Sunday 20 March 2011

Latency

The latency inherent in the use of satellite Internet is often held up as reason why satellites cannot be successfully used for IPTV, but in practice latency is not an important factor for IPTV. An IPTV service does not require real-time transmission, as is the case with telephony or videoconferencing services.

It is the latency of response to requests to change channel, display an EPG, etc. that most affects customers’ perceived quality of service, and these problems affect satellite IPTV no more than terrestrial IPTV. Indeed, command latency problems, faced by terrestrial IPTV networks with insufficient bandwidth as their customer base grows, may be solved by the high capacity of satellite distribution.

Satellite distribution does suffer from latency – the time for the signal to travel up from the hub to the satellite and back down to the user is around 0.25 seconds, and cannot be reduced.
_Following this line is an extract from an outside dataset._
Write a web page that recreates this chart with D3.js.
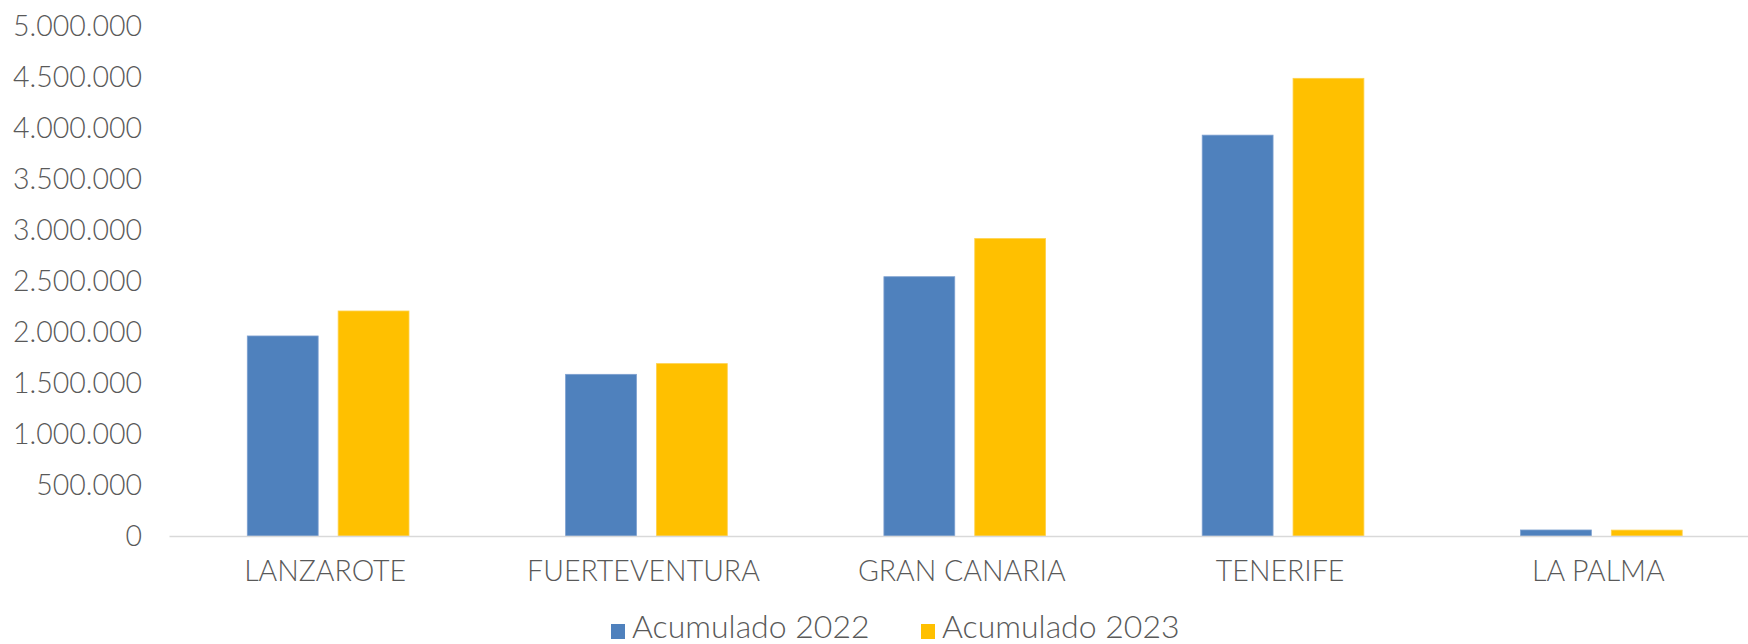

However, the effects of this delay are mitigated in real-life systems using data compression, TCP-acceleration, and HTTP pre-fetching.[66]

Satellite latency can be detrimental to especially time-sensitive applications such as on-line gaming (although it only seriously affects the likes of first-person shooters while many MMOGs can operate well over satellite Internet[67]), but IPTV is typically a simplex operation (one-way transmission) and latency is not a critical factor for video transmission.

Existing video transmission systems of both analogue and digital formats already introduce known quantifiable delays. Indeed, existing DVB TV channels that simulcast by both terrestrial and satellite transmissions, experience the same 0.25s delay difference between the two services with no detrimental effect, and it goes unnoticed by viewers.